Voices from the Grave (2010)
The story of the Northern Ireland Troubles through the unflinching testimony of two men who played key roles on opposite sides of that bloody conflict. Nearly ten years ago the two paramilitary leaders told their stories on condition that they could never be revealed while they were still alive. The stories told by the Irish Republican Army's Brendan Hughes and Ulster Volunteer Force's David Ervine tell us of the motivations of the participants, the planning of campaigns of violence, the misery of a hunger strike, the tracking and killing of informers and the duplicity that ended a conflict that had lasted too long. It is also a narrative of the fate of combatants when their wars are over.
Unquiet Graves (2018)
This feature-length documentary investigates the role the British government played in the murder of over 120 civilians in Counties Armagh and Tyrone from July 1972 to 1978.
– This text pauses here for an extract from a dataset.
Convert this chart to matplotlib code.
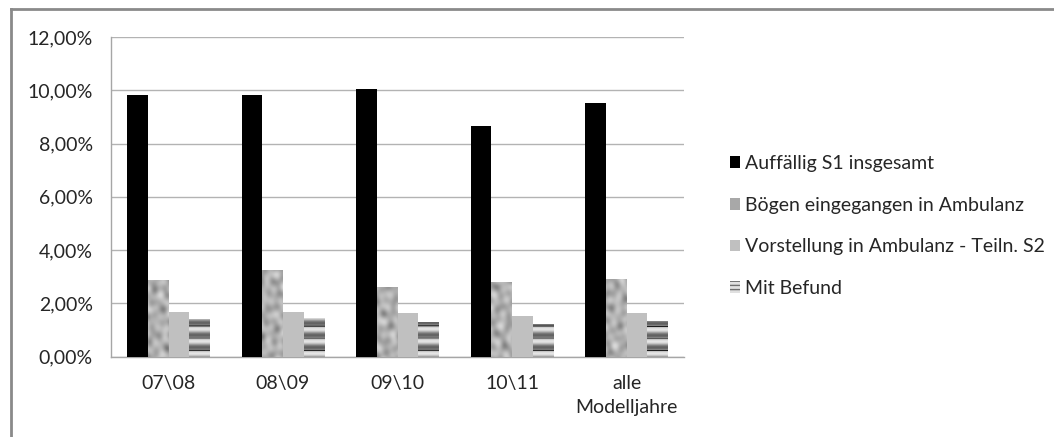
import numpy as np
import matplotlib
matplotlib.use("Agg")
import matplotlib.pyplot as plt
from matplotlib.patches import Patch
from matplotlib.lines import Line2D
from matplotlib.ticker import FuncFormatter, MultipleLocator

# ---- data (percent) ----
categories = ["07\\08", "08\\09", "09\\10", "10\\11", "alle\nModelljahre"]
auffaellig_s1 = [9.82, 9.82, 10.05, 8.65, 9.52]
boegen_ambulanz = [2.88, 3.27, 2.63, 2.82, 2.92]
vorstellung_s2 = [1.69, 1.69, 1.64, 1.53, 1.65]
mit_befund = [1.40, 1.45, 1.32, 1.22, 1.35]
series_labels = [
    "Auffällig S1 insgesamt",
    "Bögen eingegangen in Ambulanz",
    "Vorstellung in Ambulanz - Teiln. S2",
    "Mit Befund",
]

W, H, DPI = 1054, 437, 100
FS = 14.0
plt.rcParams["font.family"] = ["Lato", "DejaVu Sans"]

fig = plt.figure(figsize=(W / DPI, H / DPI), dpi=DPI)
ax = fig.add_axes([111 / W, 1 - 356.7 / H, (684 - 111) / W, (356.7 - 37) / H])

x = np.arange(len(categories))
bw = 0.18
offsets = np.array([-1.5, -0.5, 0.5, 1.5]) * bw

b1 = ax.bar(x + offsets[0], auffaellig_s1, bw, color="#000000", zorder=3)
b2 = ax.bar(x + offsets[1], boegen_ambulanz, bw, color="#a0a0a0", zorder=3)
b3 = ax.bar(x + offsets[2], vorstellung_s2, bw, color="#c0c0c0", zorder=3)
b4 = ax.bar(x + offsets[3], mit_befund, bw, color="#d8d8d8", zorder=3)

ax.set_xlim(-0.5, len(categories) - 0.5)
ax.set_ylim(0, 12)

# ---- fill textures, built on the axes pixel grid ----
nx, ny = 573, 320
px, py = np.meshgrid(np.arange(nx), np.arange(ny)[::-1])

# marble-like mottling for the "Bögen" series
waves = [
    (0.31, 0.17, 0.0), (-0.22, 0.29, 1.3), (0.41, -0.12, 2.1),
    (0.13, 0.44, 0.7), (-0.37, -0.26, 2.9), (0.55, 0.33, 4.0),
    (0.19, -0.51, 5.2), (-0.6, 0.08, 0.4),
]
marble = np.zeros((ny, nx))
for fx, fy, ph in waves:
    marble += np.sin(fx * px + fy * py + ph + 0.8 * np.sin(0.09 * px - 0.07 * py))
marble = (marble - marble.min()) / (marble.max() - marble.min())
marble = 0.42 + 0.46 * marble ** 0.8

# horizontal stripes for the "Mit Befund" series
period = 12.0
phase = (py % period) / period
stripes = 0.64 + 0.26 * np.sin(2 * np.pi * phase)
dark = np.abs(phase - 0.5) < 0.07
stripes = np.where(dark, np.where((py // period) % 2 == 0, 0.12, 0.35), stripes)

extent = (-0.5, len(categories) - 0.5, 0, 12)
for patches, tex in ((b2, marble), (b4, stripes)):
    for p in patches:
        im = ax.imshow(tex, cmap="gray", vmin=0, vmax=1, extent=extent,
                       aspect="auto", interpolation="bilinear", zorder=4)
        im.set_clip_path(p)

# ---- axes styling ----
ax.yaxis.set_major_locator(MultipleLocator(2))
ax.yaxis.set_major_formatter(FuncFormatter(lambda v, _: f"{v:.2f}".replace(".", ",") + "%"))
ax.grid(axis="y", color="#b3b3b3", linewidth=1.0, zorder=0)
ax.set_axisbelow(True)
for s in ("top", "right"):
    ax.spines[s].set_visible(False)
for s in ("left", "bottom"):
    ax.spines[s].set_color("#a6a6a6")
    ax.spines[s].set_linewidth(1.0)
ax.set_xticks(x)
ax.set_xticklabels(categories, linespacing=1.45)
ax.tick_params(axis="x", length=0, pad=13.5, labelsize=FS, labelcolor="#262626")
ax.tick_params(axis="y", length=0, pad=13, labelsize=FS, labelcolor="#262626")

# ---- legend ----
handles = [
    Patch(facecolor="#000000", edgecolor="none"),
    Patch(facecolor="#a8a8a8", edgecolor="none"),
    Patch(facecolor="#c0c0c0", edgecolor="none"),
    Patch(facecolor="#e0e0e0", edgecolor="#6e6e6e", hatch="----", linewidth=0),
]
fig.legend(handles, series_labels, loc="center left",
           bbox_to_anchor=(712 / W, 1 - 226 / H), frameon=False,
           fontsize=FS, handlelength=0.55, handleheight=0.55,
           handletextpad=0.25, labelspacing=1.27, labelcolor="#262626")

# ---- chart frame ----
fig.add_artist(Line2D([10.5 / W, 1], [1 - 8.5 / H, 1 - 8.5 / H],
                      transform=fig.transFigure, color="#8a8a8a", lw=2))
fig.add_artist(Line2D([10.5 / W, 10.5 / W], [0, 1 - 8.5 / H],
                      transform=fig.transFigure, color="#8a8a8a", lw=2))

fig.savefig("out.png", dpi=DPI, facecolor="white")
Metallica: Some Kind of Monster (2004)
After bassist Jason Newsted quits the band in 2001, heavy metal superstars Metallica realize that they need an intervention. In this revealing documentary, filmmakers follow the three rock stars as they hire a group therapist and grapple with 20 years of repressed anger and aggression. Between searching for a replacement bass player, creating a new album and confronting their personal demons, the band learns to open up in ways they never thought possible.
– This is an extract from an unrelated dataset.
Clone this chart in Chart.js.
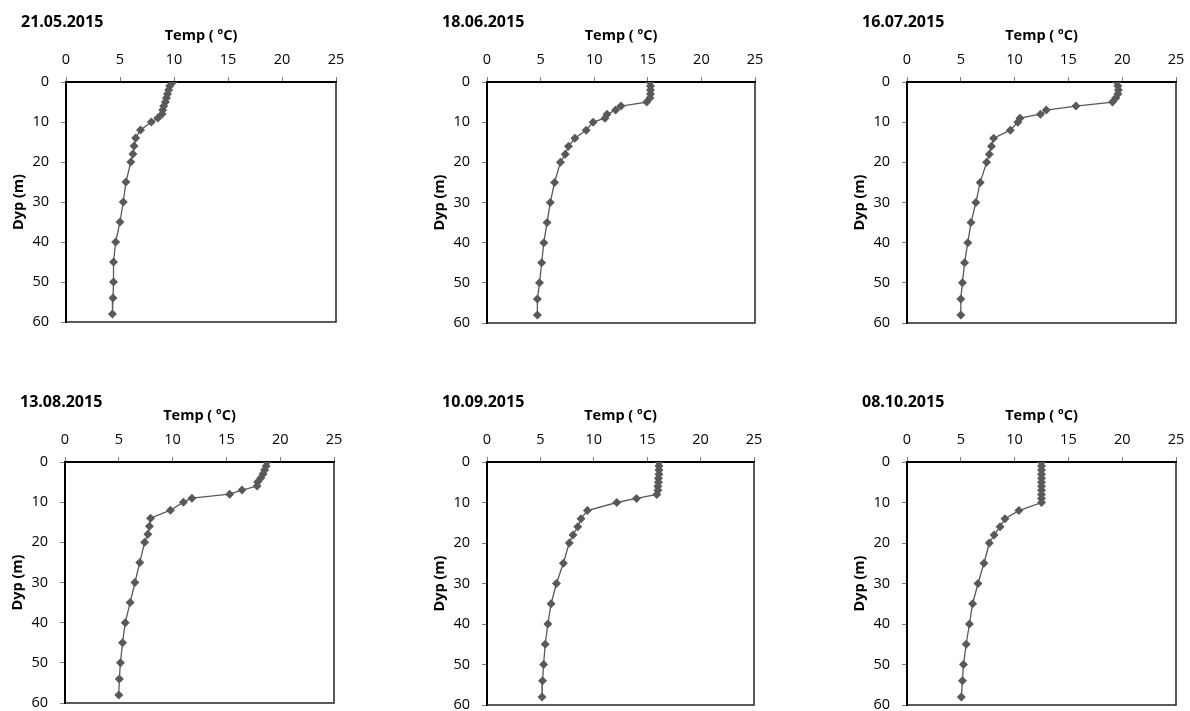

Aznavour by Charles (2019)
In 1948, French singer Charles Aznavour (1924-2018) receives a Paillard Bolex, his first camera. Until 1982, he will shoot hours of footage, his filmed diary. Wherever he goes, he carries his camera with him. He films his life and lives as he films: places, moments, friends, loves, misfortunes.
Photo Souvenir (2006)
At a dusty crossroads in the desert city of Niamey, Niger, a crippled beggar is sitting in his wheelchair. He is Philippe Koudjina, who was once a successful photographer. In 1960s during the euphoria that followed independence, young people danced the twist and rock ‘n’ roll. Koudjina took snapshots and made a good living. Now, his negatives are decaying in a rusty cabinet. These snapshots now have artistic value. In Paris and New York, large sums are paid for photography like this. There is hope for Koudjina as two French connoisseurs are now trying to launch his work on the art circuit.
Lyra (2022)
An emotive, intimate film on the life and death of acclaimed young Northern Irish journalist Lyra McKee, whose murder by the New IRA in April 2019 sent shockwaves across the world. Directed by her close friend Alison Millar, the film seeks answers to her senseless killing through Lyra’s own work and words.
Let Us Be Seen (2022)
How do feminist and queer identities operate in contemporary Belfast? Let Us Be Seen is a documentary film that presents the work and ideas of individuals on the ground in Belfast, who have campaigned tirelessly for change and continue to do so. On 21st October 2019, abortion was decriminalised and same-sex marriage legalised in Northern Ireland. This important law change however has shed light on more nuanced barriers facing people locally.